Considere-se que a mortalidade infantil tem caído e nas últimas duas décadas a redução chega a 50%, segundo o relatório "Progresso para a infância: além das médias", sobre os Objetivos de Desenvolvimento do Milênio, recentemente divulgado. E a maioria das mortes relacionadas a problemas de nutrição ocorre em países que não estão sofrendo com conflitos ou fome, segundo o professor Robert Black, da Escola de Saúde Pública Johns Hopkins Bloomberg, nos Estados Unidos.
"Estes não são os países mais pobres do mundo. São países como a Índia ou a Nigéria ou muitos outros países na Ásia ou África, que realmente poderiam se sair melhor, que têm os recursos para alimentar as crianças. Certamente, os mais pobres têm os maiores problemas com subnutrição, mas mesmo assim há comida o suficiente para alimentar as crianças”, garante o especialista, numa publicação da BBC. Ou seja, há avanços nessa área tão delicada e a solução é possível.
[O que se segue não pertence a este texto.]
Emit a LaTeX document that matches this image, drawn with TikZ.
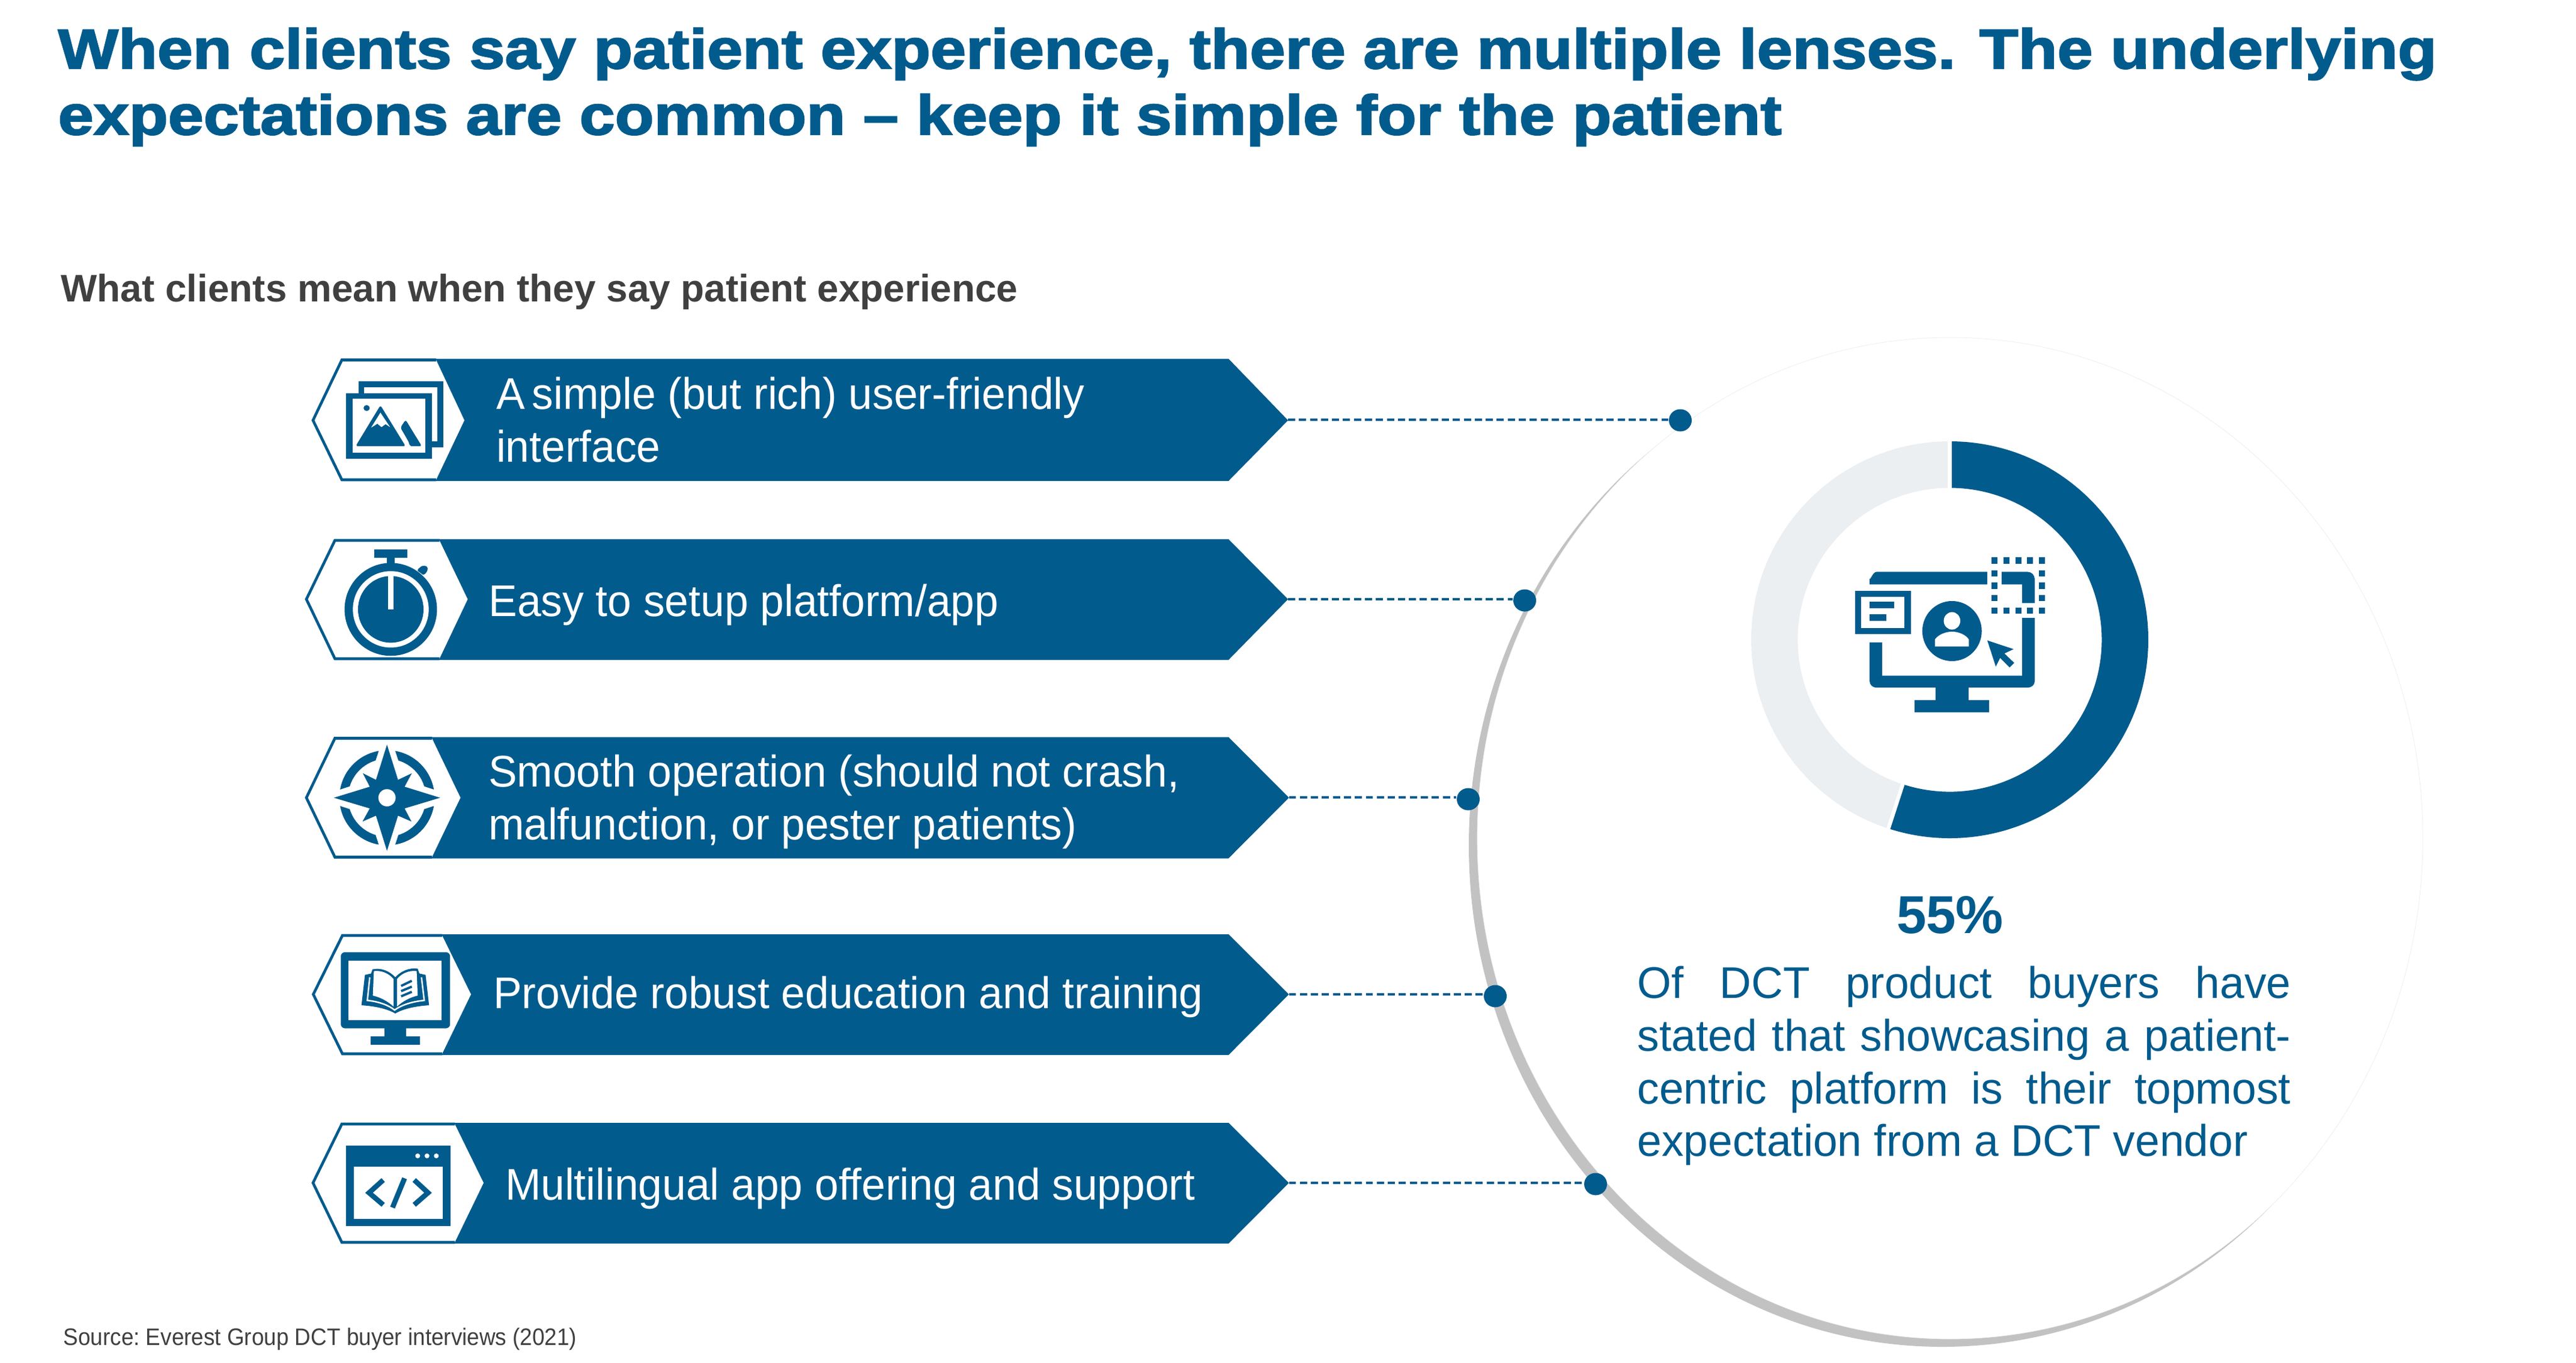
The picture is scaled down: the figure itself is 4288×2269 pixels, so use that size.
\documentclass[tikz,border=0pt]{standalone}
\usepackage{fontspec}
\setmainfont{Liberation Sans}
\newfontfamily\titlefont[FakeBold=2.4,FakeStretch=1.14]{Liberation Sans Bold}
\newfontfamily\labelfont[FakeStretch=0.966]{Liberation Sans}
\newfontfamily\bodyfont[FakeStretch=0.99]{Liberation Sans}
\newfontfamily\sourcefont[FakeStretch=0.928]{Liberation Sans}
\usetikzlibrary{shapes.geometric}
\definecolor{brand}{HTML}{025B8D}
\definecolor{ringgray}{HTML}{EBEFF2}
\definecolor{shellgray}{HTML}{C2C2C2}
\definecolor{inkgray}{HTML}{404040}
\tikzset{
  label/.style={inner sep=0pt,outer sep=0pt,anchor=base west,align=left,text=white,font=\labelfont\fontsize{21}{25}\selectfont},
  connector/.style={draw=brand,line width=1.3pt,dash pattern=on 3.4pt off 1.8pt},
  dotmark/.style={ellipse,fill=brand,inner sep=0pt,minimum width=0.38cm,minimum height=0.37cm},
  hexline/.style={draw=brand,line width=1.3pt,line join=miter}
}
\newcommand\rowshape[9]{%
  \fill[brand] (#5,#1) -- (#8,#1) -- (#9,#2) -- (#8,#3) -- (#5,#3) -- cycle;
  \fill[white] ({#4+2},#2) -- (#5,{#1+2}) -- (#6,{#1+2}) -- (#7,#2) -- (#6,{#3-2}) -- (#5,{#3-2}) -- cycle;
  \draw[hexline] (#6,{#1+2}) -- (#5,{#1+2}) -- ({#4+2.5},#2) -- (#5,{#3-2}) -- (#6,{#3-2});
}
\begin{document}
\begin{tikzpicture}[x=0.01cm,y=-0.01cm]
\useasboundingbox (0,0) rectangle (4288,2269);
\fill[white] (0,0) rectangle (4288,2269);
% title
\node[inner sep=0pt,anchor=base west,align=left,text=brand,font=\titlefont\fontsize{26.5}{31.3}\selectfont] (title) at (96,224)
 {When clients say patient experience, there are multiple lenses. The underlying\\expectations are common – keep it simple for the patient};
\node[inner sep=0pt,anchor=base west,text=inkgray,font=\bfseries\fontsize{18.15}{21}\selectfont] (subtitle) at (101,502) {What clients mean when they say patient experience};
\node[inner sep=0pt,anchor=base west,text=inkgray,font=\sourcefont\fontsize{11.3}{13}\selectfont] (source) at (105,2240) {\frenchspacing Source: Everest Group DCT buyer interviews (2021)};
% big shell
\fill[shellgray] (3233,1408) ellipse [x radius=788,y radius=835];
\fill[white] (3246,1396) ellipse [x radius=787,y radius=834];
\draw[black!7,line width=0.2pt] (3246,1396) ellipse [x radius=787,y radius=834];
% banners
\rowshape{597.5}{700}{801}{518.5}{569}{726}{773}{2045}{2144}
\rowshape{898}{998}{1099}{507.5}{557.5}{731.5}{778.5}{2045}{2144}
\rowshape{1227.5}{1328.5}{1429.5}{507.5}{557.5}{719}{766.5}{2045}{2145.5}
\rowshape{1556}{1656}{1757}{519}{570}{736}{784}{2045}{2145.5}
\rowshape{1870}{1970}{2071}{518.5}{569}{757}{805}{2045}{2145.5}
\coordinate (tip1) at (2144,699);
\coordinate (tip2) at (2144,998);
\coordinate (tip3) at (2145.5,1328);
\coordinate (tip4) at (2145.5,1656);
\coordinate (tip5) at (2145.5,1970);
% labels
\node[label] (t1) at (826,769.7) {A\kern-2.2pt{} simple (but rich) user-friendly\\interface};
\node[label] (t2) at (813.5,1026) {Easy to setup platform/app};
\node[label] (t3) at (813,1398.6) {Smooth operation (should not crash,\\malfunction, or pester patients)};
\node[label] (t4) at (821,1679) {Provide robust education and training};
\node[label] (t5) at (841,1998) {Multilingual app offering and support};
% dots and connectors
\node[dotmark] (d1) at (2797,700) {};
\node[dotmark] (d2) at (2538,1000) {};
\node[dotmark] (d3) at (2444,1331) {};
\node[dotmark] (d4) at (2489,1659) {};
\node[dotmark] (d5) at (2656,1972) {};
\foreach \i in {1,...,5} \draw[connector] (tip\i) -- (tip\i -| d\i.west);
% donut
\fill[ringgray] (3245.5,1065.5) ++(-90:330.5) arc[start angle=-90,end angle=-252,radius=330.5] -- ({3245.5+253*cos(108)},{1065.5+253*sin(108)}) arc[start angle=108,end angle=270,radius=253] -- cycle;
\fill[brand] (3245.5,1065.5) ++(-90:330.5) arc[start angle=-90,end angle=108,radius=330.5] -- ({3245.5+253*cos(108)},{1065.5+253*sin(108)}) arc[start angle=108,end angle=-90,radius=253] -- cycle;
\draw[white,line width=1.8pt] (3245.5,730) -- (3245.5,818);
\draw[white,line width=1.8pt] ({3245.5+250*cos(108)},{1065.5+250*sin(108)}) -- ({3245.5+334*cos(108)},{1065.5+334*sin(108)});
% big icon
\begin{scope}[shift={(2900,700)},x=0.005102cm,y=-0.004847cm]
  \fill[brand] (416,563) -- (416,542) to[out=-90,in=180] (438,520) -- (800,520) -- (800,563) -- cycle;
  \fill[brand] (847,520) -- (932,520) to[out=0,in=90] (955,545) -- (955,627) -- (914,627) -- (914,563) -- (847,563) -- cycle;
  \fill[brand] (914,678) -- (955,678) -- (955,895) to[out=-90,in=0] (932,917) -- (739,917) -- (739,960) -- (806,960) -- (806,1002) -- (563,1002) -- (563,960) -- (631,960) -- (631,917) -- (438,917) to[out=180,in=-90] (416,895) -- (416,762) -- (457,762) -- (457,876) -- (914,876) -- cycle;
  \foreach \px in {813,853,892,930,968} {
    \fill[brand] (\px,470) rectangle ++(20,22);
    \fill[brand] (\px,642) rectangle ++(20,21);
  }
  \foreach \py in {514,557,599} {
    \fill[brand] (813,\py) rectangle ++(20,21);
    \fill[brand] (968,\py) rectangle ++(20,21);
  }
  \fill[brand] (368,584) rectangle (551,733);
  \fill[white] (388,606) rectangle (530,712);
  \fill[brand] (416,623) rectangle (496,645);
  \fill[brand] (416,665) rectangle (470,687);
  \fill[brand] (685,723) ellipse [x radius=97,y radius=103];
  \fill[white] (685,688) ellipse [x radius=27,y radius=30];
  \fill[white] (629,776) -- (629,752) .. controls (640,735) and (665,725) .. (685,725) .. controls (705,725) and (730,735) .. (740,752) -- (740,776) -- cycle;
  \fill[brand] (800,755) -- (886,785) -- (856,800) -- (888,832) -- (873,848) -- (842,815) -- (828,845) -- cycle;
\end{scope}
% icon 1
\begin{scope}[shift={(480,560)},x=0.00574cm,y=-0.003827cm]
  \fill[brand] (203,196) rectangle (450,482);
  \fill[white] (220,222) rectangle (432,456);
  \fill[brand] (168,247) rectangle (416,533);
  \fill[white] (186,272) rectangle (398,507);
  \fill[brand] (227,312) ellipse [x radius=9,y radius=13];
  \fill[brand,rounded corners=1pt] (267,300) -- (340,478) -- (195,478) -- cycle;
  \fill[white] (267,332) -- (295,395) -- (282,382) -- (270,395) -- (258,380) -- (250,388) -- (240,397) -- cycle;
  \fill[brand,rounded corners=1pt] (340,363) -- (387,478) -- (352,478) -- (350,462) -- (325,397) -- cycle;
\end{scope}
% icon 2
\begin{scope}[shift={(480,560)},x=0.00574cm,y=-0.003827cm]
  \fill[brand] (297,1187) ellipse [x radius=134,y radius=202];
  \fill[white] (297,1187) ellipse [x radius=110,y radius=166];
  \fill[brand] (297,1187) ellipse [x radius=95,y radius=145];
  \fill[white] (289,1040) rectangle (305,1187);
  \fill[brand] (249,926) rectangle (345,962);
  \fill[brand] (286,960) rectangle (308,992);
  \fill[brand,rounded corners=1pt] (372,1018) -- (388,996) -- (404,1000) -- (404,1020) -- (392,1040) -- (385,1030) -- cycle;
\end{scope}
% icon 3
\begin{scope}[shift={(480,1200)},x=0.00574cm,y=-0.00574cm]
  \fill[brand] (286,70) -- (318,172) -- (358,153) -- (337,192) -- (440,224) -- (337,255) -- (357,293) -- (318,276) -- (286,378) -- (254,276) -- (215,293) -- (236,255) -- (132,224) -- (236,192) -- (216,153) -- (254,172) -- cycle;
  \fill[white] (286,224) circle [radius=25];
  \foreach \q in {0,90,180,270} {
    \fill[brand] ({286+138*cos(\q+10)},{224+138*sin(\q+10)}) arc[start angle=\q+10,end angle=\q+80,radius=138] -- ({286+113*cos(\q+73)},{224+113*sin(\q+73)}) arc[start angle=\q+73,end angle=\q+17,radius=113] -- cycle;
  }
\end{scope}
% icon 4
\begin{scope}[shift={(480,1200)},x=0.00574cm,y=-0.00574cm]
  \fill[brand,rounded corners=2pt] (152,672) rectangle (469,893);
  \fill[white] (175,696) rectangle (445,870);
  \fill[brand] (279,890) rectangle (341,916);
  \fill[brand] (239,916) rectangle (382,941);
  \fill[brand] (212,826) -- (222,738) -- (240,734) -- (244,722) .. controls (270,716) and (295,728) .. (310,745) .. controls (325,728) and (350,716) .. (375,720) -- (380,734) -- (398,738) -- (408,826) .. controls (375,828) and (335,835) .. (310,850) .. controls (285,835) and (245,828) .. (212,826) -- cycle;
  \fill[white] (248,727) .. controls (270,724) and (292,734) .. (305,750) -- (305,830) .. controls (290,815) and (265,802) .. (245,798) -- cycle;
  \fill[white] (372,727) .. controls (350,724) and (328,734) .. (315,750) -- (315,830) .. controls (330,815) and (355,802) .. (375,798) -- cycle;
  \draw[white,line width=0.7pt] (236,745) -- (229,812) .. controls (260,815) and (290,825) .. (308,840) .. controls (328,825) and (360,815) .. (394,812) -- (386,745);
  \draw[brand,line width=1.1pt] (327,770) -- (358,755);
  \draw[brand,line width=1.1pt] (327,785) -- (358,772);
  \draw[brand,line width=1.1pt] (327,800) -- (358,787);
\end{scope}
% icon 5
\begin{scope}[shift={(480,1200)},x=0.00574cm,y=-0.00574cm]
  \fill[brand] (168,1233) rectangle (470,1467);
  \fill[white] (190,1294) rectangle (448,1445);
  \foreach \px in {375,402,429} \fill[white] (\px,1263) circle [radius=7];
  \draw[brand,line width=2.4pt] (275,1333) -- (234,1370) -- (275,1405);
  \draw[brand,line width=2.4pt] (337,1328) -- (302,1413);
  \draw[brand,line width=2.4pt] (365,1333) -- (405,1370) -- (365,1405);
\end{scope}
% callout text
\node[inner sep=0pt,anchor=base,text=brand,font=\bfseries\fontsize{25.3}{30}\selectfont] (pct) at (3246,1554) {55\%};
\node[inner sep=0pt,anchor=north west,text=brand,text width=10.87cm,align=justify,font=\bodyfont\fontsize{21}{25}\selectfont] (body) at (2725,1608)
 {Of DCT product buyers have\linebreak stated that showcasing a patient-\linebreak centric platform is their topmost\linebreak expectation from a DCT vendor};
\end{tikzpicture}
\end{document}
E na verdade tais problemas, a mortalidade infantil e a matança de animais, não se conflitam, antes se sobrepõem. Têm a ver com a velha e inabalável ganância do homem, que invariavelmente resulta no sofrimento dos mais pobres e na degradação da natureza, incluindo a morte de animais.
Hoje há fazendas que criam mamíferos de grande porte na África, alguns deles destinados depois à caça. Mas o número de leões selvagens no continente diminuiu 80% nos últimos vinte anos. A ONU alerta que cerca de 700 leões são caçados por ano na África, um número que preocupa os ambientalistas. Esse é o problema, o desequilíbrio ambiental, e a morte de Cecil simbolizou algo que os humanos toleram cada vez menos.
Até 25 mil elefantes são mortos anualmente na África, muitos deles por causa do marfim, que é um artigo valioso no extremo oriente. Mas grande parte é abatida em caças esportivas, como aquela que flagrou o então rei da Espanha, Juan Carlos, fotografado em 2012, espingarda em punho e um grande mamífero morto ao fundo. Também foi execrado publicamente e nunca mais recuperou a sua imagem.
Pois se não é para servir de alimento, por que matar, se é possível simplesmente ver, presenciar filmar e fotografar, atividades também tão rentáveis? Só os boçais não se interessam pelo extermínio dos animais e acham que o mundo vive sem eles. O tempo e o coro dos indignados tem mostrado que eles estão errados e na contramão da história.